Dick Summer Connection

Thursday, July 13th, 2017

Today’s podcast deals with what fathers have to explain to your sons and daughters. When daughters become teenagers…we need to explain different things from the stuff that boys need to know. Delicate things, like girls who go camping with guys, must be careful of evil intent. You’ll want to throw every boy who comes into the same zip code as your daughter into the next county. But don’t. While she is a teenager, your daughter won’t want to be seen with her father in public. But when she gets to be around 20, your daughter will make you so proud…you’ll really try to become the kind of guy she thinks you are.

 

Dick Summer Connection

Wednesday, July 12th, 2017

Today’s podcast which is called The Royal Order Of The Purple Shaft explains that you have an obligation to explain things to your son.
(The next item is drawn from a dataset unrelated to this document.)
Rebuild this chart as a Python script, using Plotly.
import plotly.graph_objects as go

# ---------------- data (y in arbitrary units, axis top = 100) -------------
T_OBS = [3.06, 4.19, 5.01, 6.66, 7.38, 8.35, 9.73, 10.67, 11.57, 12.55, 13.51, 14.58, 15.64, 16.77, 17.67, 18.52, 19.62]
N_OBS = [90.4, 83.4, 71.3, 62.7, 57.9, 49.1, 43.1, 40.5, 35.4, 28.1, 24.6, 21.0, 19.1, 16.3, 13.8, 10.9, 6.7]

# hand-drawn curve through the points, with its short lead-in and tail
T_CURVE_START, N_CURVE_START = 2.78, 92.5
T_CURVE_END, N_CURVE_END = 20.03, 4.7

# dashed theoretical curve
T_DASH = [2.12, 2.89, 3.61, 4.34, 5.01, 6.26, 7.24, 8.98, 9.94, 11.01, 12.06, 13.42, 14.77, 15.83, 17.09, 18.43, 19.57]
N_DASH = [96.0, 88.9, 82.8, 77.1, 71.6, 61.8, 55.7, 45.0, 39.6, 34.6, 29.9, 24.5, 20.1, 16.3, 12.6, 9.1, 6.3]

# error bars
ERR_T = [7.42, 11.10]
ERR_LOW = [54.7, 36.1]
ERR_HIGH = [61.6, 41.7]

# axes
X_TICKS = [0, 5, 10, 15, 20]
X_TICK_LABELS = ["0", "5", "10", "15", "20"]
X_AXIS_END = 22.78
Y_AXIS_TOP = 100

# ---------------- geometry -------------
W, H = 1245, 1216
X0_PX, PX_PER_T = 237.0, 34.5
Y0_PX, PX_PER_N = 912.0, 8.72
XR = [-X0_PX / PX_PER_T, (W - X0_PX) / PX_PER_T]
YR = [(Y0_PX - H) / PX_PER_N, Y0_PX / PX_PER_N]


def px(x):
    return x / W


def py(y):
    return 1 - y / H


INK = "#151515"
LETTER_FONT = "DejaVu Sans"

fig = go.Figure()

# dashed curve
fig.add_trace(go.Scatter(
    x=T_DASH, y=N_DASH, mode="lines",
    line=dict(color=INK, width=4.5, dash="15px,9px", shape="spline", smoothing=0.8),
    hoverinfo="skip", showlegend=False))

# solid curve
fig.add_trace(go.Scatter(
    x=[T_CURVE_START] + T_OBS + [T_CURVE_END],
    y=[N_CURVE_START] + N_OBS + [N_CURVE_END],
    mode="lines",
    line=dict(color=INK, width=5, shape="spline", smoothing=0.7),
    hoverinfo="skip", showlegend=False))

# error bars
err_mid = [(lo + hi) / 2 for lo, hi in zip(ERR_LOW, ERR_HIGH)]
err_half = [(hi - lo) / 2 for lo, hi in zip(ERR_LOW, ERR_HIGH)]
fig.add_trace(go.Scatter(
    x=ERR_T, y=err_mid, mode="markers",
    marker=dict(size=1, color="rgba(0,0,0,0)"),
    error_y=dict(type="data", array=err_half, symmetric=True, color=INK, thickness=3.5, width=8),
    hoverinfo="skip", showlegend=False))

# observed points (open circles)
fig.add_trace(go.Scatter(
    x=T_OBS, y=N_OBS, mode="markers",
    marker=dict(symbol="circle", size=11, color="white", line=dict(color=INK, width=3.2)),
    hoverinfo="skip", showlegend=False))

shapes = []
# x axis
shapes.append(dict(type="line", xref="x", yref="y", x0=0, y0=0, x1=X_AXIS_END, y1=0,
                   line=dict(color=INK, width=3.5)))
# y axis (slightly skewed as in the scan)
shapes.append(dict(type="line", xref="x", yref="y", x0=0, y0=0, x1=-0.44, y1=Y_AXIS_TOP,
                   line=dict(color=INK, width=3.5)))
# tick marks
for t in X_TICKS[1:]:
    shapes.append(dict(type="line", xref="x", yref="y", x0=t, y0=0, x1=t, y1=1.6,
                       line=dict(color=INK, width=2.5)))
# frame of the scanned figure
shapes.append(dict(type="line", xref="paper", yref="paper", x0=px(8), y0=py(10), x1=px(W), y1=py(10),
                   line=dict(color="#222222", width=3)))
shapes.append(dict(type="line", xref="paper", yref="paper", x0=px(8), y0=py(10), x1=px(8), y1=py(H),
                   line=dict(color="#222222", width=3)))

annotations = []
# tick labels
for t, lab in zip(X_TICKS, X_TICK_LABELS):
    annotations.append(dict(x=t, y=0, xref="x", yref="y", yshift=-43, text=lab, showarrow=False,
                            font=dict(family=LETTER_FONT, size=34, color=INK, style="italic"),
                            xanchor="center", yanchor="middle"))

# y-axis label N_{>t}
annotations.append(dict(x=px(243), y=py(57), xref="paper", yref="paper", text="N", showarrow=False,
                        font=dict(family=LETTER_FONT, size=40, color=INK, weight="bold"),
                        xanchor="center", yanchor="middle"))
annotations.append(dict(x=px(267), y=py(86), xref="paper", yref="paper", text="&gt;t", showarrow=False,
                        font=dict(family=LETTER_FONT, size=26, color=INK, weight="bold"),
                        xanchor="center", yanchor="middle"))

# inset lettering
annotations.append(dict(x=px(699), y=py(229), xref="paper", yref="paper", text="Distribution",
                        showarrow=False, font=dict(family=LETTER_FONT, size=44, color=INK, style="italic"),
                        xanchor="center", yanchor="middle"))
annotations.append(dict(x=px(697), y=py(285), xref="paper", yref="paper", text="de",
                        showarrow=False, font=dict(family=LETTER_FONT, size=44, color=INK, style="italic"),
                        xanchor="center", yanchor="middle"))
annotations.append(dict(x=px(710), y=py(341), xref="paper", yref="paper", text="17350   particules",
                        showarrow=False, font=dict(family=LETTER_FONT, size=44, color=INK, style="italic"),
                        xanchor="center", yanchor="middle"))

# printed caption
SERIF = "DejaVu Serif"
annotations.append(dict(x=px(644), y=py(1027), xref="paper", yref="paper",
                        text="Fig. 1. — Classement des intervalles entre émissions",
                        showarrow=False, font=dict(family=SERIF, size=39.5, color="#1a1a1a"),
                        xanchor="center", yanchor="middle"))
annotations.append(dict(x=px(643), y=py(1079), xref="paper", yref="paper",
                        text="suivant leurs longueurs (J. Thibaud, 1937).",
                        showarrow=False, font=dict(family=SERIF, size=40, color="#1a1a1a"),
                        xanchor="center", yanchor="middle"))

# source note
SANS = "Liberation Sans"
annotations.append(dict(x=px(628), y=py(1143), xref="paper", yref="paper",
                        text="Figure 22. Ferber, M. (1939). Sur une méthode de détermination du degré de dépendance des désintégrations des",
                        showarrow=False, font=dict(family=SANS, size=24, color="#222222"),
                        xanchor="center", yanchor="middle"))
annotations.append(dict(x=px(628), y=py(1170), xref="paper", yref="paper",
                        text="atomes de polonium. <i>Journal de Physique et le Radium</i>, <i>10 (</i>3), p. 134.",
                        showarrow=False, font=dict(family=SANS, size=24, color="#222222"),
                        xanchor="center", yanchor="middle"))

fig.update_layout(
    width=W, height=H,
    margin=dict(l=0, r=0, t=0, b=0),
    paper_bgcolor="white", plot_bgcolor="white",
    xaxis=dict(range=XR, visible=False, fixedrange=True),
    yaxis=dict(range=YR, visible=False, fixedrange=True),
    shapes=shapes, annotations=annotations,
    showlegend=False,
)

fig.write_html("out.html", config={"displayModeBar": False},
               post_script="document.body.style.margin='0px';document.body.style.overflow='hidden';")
Things like the covers of all the women’s magazines have big stories about how women say they want more and better sex. He’s going to want to know why women don’t tell us that. Good question. He’s going to find out that men aren’t talkers. We’re doers. We take action. Action like opening a can of beer, changing the TV channel, opening another can of beer. Actually, your kid will learn that fast enough all by himself. Having a teen age son makes you wonder when a cop pulls you over for speeding…you can’t help but wonder what the cop’s bedroom looks like. But while he’s writing out the ticket might not be a good time to ask. Timing is everything.